REQUEST
In your copy, leave out the pictures; write out all the data exactly.

── DATASET EXTRACT ──

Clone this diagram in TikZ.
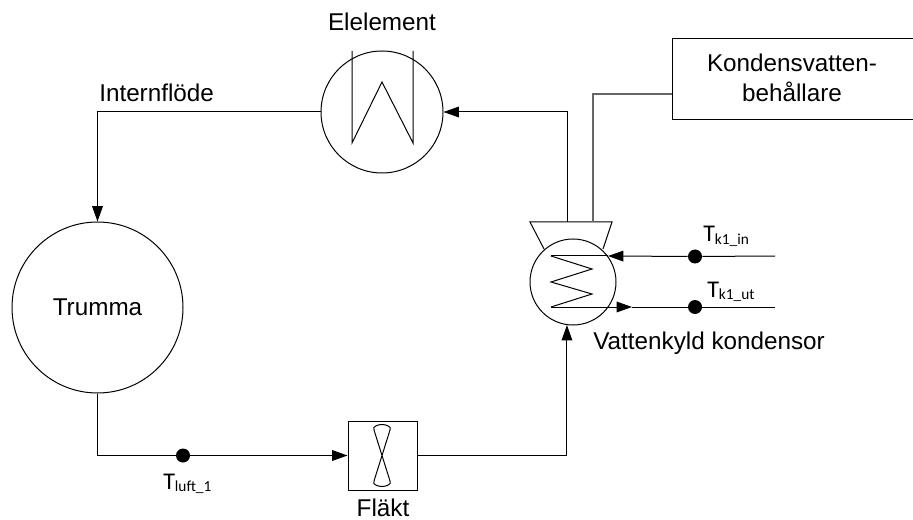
\documentclass[tikz,border=0pt]{standalone}
\usepackage{fontspec}
\setmainfont{Liberation Sans}
\newfontfamily\subfont{Carlito}
\usetikzlibrary{arrows.meta}
\tikzset{
 x=0.75pt,y=-0.75pt,
 wire/.style={line width=0.75pt,black},
 flow/.style={wire,-{Triangle[length=11.5pt,width=8pt]}},
 dot/.style={circle,fill=black,inner sep=0pt,minimum size=10.5pt},
 lab/.style={font=\fontsize{18.2}{22.5}\selectfont,text=black,inner sep=0pt},
 tlab/.style={text=black,inner sep=0pt,anchor=base west},
 unit/.style={circle,draw,line width=0.75pt,inner sep=0pt},
}
\newcommand{\tsub}[1]{{\subfont\fontsize{18}{20}\selectfont T\raisebox{-2pt}{\fontsize{11.5}{12}\selectfont #1}}}
\begin{document}
\begin{tikzpicture}
\useasboundingbox (0,0) rectangle (913,520);
\clip (0,0) rectangle (913,520);
\node[unit,minimum size=91.5pt] (elem) at (382,112) {};
\node[unit,minimum size=64.5pt] (kond) at (573,282) {};
\node[unit,minimum size=128.25pt] (trumma) at (97.5,307.5) {};
\node[draw,line width=0.75pt,minimum width=51.75pt,minimum height=51.75pt,inner sep=0pt] (fan) at (382.5,455.5) {};
\node[draw,line width=0.75pt,minimum width=182.25pt,minimum height=60.75pt,inner sep=0pt] (box) at (793.5,79.5) {};
% hood
\coordinate (hl) at (530,222); \coordinate (hr) at (612,222);
\draw[wire] (544,249) -- (hl) -- (hr) -- (603,249);
% element coil
\draw[wire] (352,51) -- (352,143) -- (382,82) -- (413,143) -- (413,51);
% condenser coil
\coordinate (c1) at (551,256); \coordinate (c5) at (551,307);
\draw[wire] (c1) -- (592,269) -- (551,282) -- (592,294) -- (c5);
% fan blades
\draw[wire] (374,430) -- (390,481) .. controls (392,485) and (385,486.5) .. (382,486.5) .. controls (379,486.5) and (372,485) .. (374,481) -- (390,430) .. controls (392,426) and (385,424.5) .. (382,424.5) .. controls (379,424.5) and (372,426) .. (374,430) -- cycle;
% dots
\node[dot] (dluft) at (183,455.5) {};
\node[dot] (dkin) at (695,256.5) {};
\node[dot] (dkut) at (695,307) {};
\coordinate (kinend) at (775,256);
\coordinate (kutend) at (775,307);
% connectors
\draw[flow] (trumma.south) |- (fan.west);
\draw[flow] (fan.east) -| (kond.262);
\draw[flow] (567,222) |- (elem.east);
\draw[line width=1pt,black!60] (593,222) |- (box.west |- 0,94);
\draw[flow] (elem.west) -| (trumma.north);
\draw[wire] (kinend) -- (dkin);
\draw[flow] (dkin) -- (608,256);
\draw[wire] (608,256) -- (c1);
\draw[flow] (c5) -- (632,307);
\draw[wire] (632,307) -- (kutend);
% labels
\node[lab,anchor=base] at (382,31) {Elelement};
\node[lab,anchor=base west] at (99,102) {Internflöde};
\node[lab,anchor=base] at (97.5,315) {Trumma};
\node[lab,anchor=base] at (383,516) {Fläkt};
\node[lab,anchor=base] at (792,72) {Kondensvatten-};
\node[lab,anchor=base] at (792,102) {behållare};
\node[lab,anchor=base west] at (593,349) {Vattenkyld kondensor};
\node[tlab] at (703,242) {\tsub{k1\_in}};
\node[tlab] at (707,297) {\tsub{k1\_ut}};
\node[tlab] at (163,489) {\tsub{luft\_1}};
\end{tikzpicture}
\end{document}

───

SOLVED EXERCISE
Clone this diagram in TikZ.
\documentclass[tikz,border=0pt]{standalone}
\usepackage{fontspec}
\setmainfont{Liberation Sans}
\newfontfamily\subfont{Carlito}
\usetikzlibrary{arrows.meta}
\tikzset{
 x=0.75pt,y=-0.75pt,
 wire/.style={line width=0.75pt,black},
 flow/.style={wire,-{Triangle[length=11.5pt,width=8pt]}},
 dot/.style={circle,fill=black,inner sep=0pt,minimum size=10.5pt},
 lab/.style={font=\fontsize{18.2}{22.5}\selectfont,text=black,inner sep=0pt},
 tlab/.style={text=black,inner sep=0pt,anchor=base west},
 unit/.style={circle,draw,line width=0.75pt,inner sep=0pt},
}
\newcommand{\tsub}[1]{{\subfont\fontsize{18}{20}\selectfont T\raisebox{-2pt}{\fontsize{11.5}{12}\selectfont #1}}}
\begin{document}
\begin{tikzpicture}
\useasboundingbox (0,0) rectangle (913,520);
\clip (0,0) rectangle (913,520);
\node[unit,minimum size=91.5pt] (elem) at (382,112) {};
\node[unit,minimum size=64.5pt] (kond) at (573,282) {};
\node[unit,minimum size=128.25pt] (trumma) at (97.5,307.5) {};
\node[draw,line width=0.75pt,minimum width=51.75pt,minimum height=51.75pt,inner sep=0pt] (fan) at (382.5,455.5) {};
\node[draw,line width=0.75pt,minimum width=182.25pt,minimum height=60.75pt,inner sep=0pt] (box) at (793.5,79.5) {};
% hood
\coordinate (hl) at (530,222); \coordinate (hr) at (612,222);
\draw[wire] (544,249) -- (hl) -- (hr) -- (603,249);
% element coil
\draw[wire] (352,51) -- (352,143) -- (382,82) -- (413,143) -- (413,51);
% condenser coil
\coordinate (c1) at (551,256); \coordinate (c5) at (551,307);
\draw[wire] (c1) -- (592,269) -- (551,282) -- (592,294) -- (c5);
% fan blades
\draw[wire] (374,430) -- (390,481) .. controls (392,485) and (385,486.5) .. (382,486.5) .. controls (379,486.5) and (372,485) .. (374,481) -- (390,430) .. controls (392,426) and (385,424.5) .. (382,424.5) .. controls (379,424.5) and (372,426) .. (374,430) -- cycle;
% dots
\node[dot] (dluft) at (183,455.5) {};
\node[dot] (dkin) at (695,256.5) {};
\node[dot] (dkut) at (695,307) {};
\coordinate (kinend) at (775,256);
\coordinate (kutend) at (775,307);
% connectors
\draw[flow] (trumma.south) |- (fan.west);
\draw[flow] (fan.east) -| (kond.262);
\draw[flow] (567,222) |- (elem.east);
\draw[line width=1pt,black!60] (593,222) |- (box.west |- 0,94);
\draw[flow] (elem.west) -| (trumma.north);
\draw[wire] (kinend) -- (dkin);
\draw[flow] (dkin) -- (608,256);
\draw[wire] (608,256) -- (c1);
\draw[flow] (c5) -- (632,307);
\draw[wire] (632,307) -- (kutend);
% labels
\node[lab,anchor=base] at (382,31) {Elelement};
\node[lab,anchor=base west] at (99,102) {Internflöde};
\node[lab,anchor=base] at (97.5,315) {Trumma};
\node[lab,anchor=base] at (383,516) {Fläkt};
\node[lab,anchor=base] at (792,72) {Kondensvatten-};
\node[lab,anchor=base] at (792,102) {behållare};
\node[lab,anchor=base west] at (593,349) {Vattenkyld kondensor};
\node[tlab] at (703,242) {\tsub{k1\_in}};
\node[tlab] at (707,297) {\tsub{k1\_ut}};
\node[tlab] at (163,489) {\tsub{luft\_1}};
\end{tikzpicture}
\end{document}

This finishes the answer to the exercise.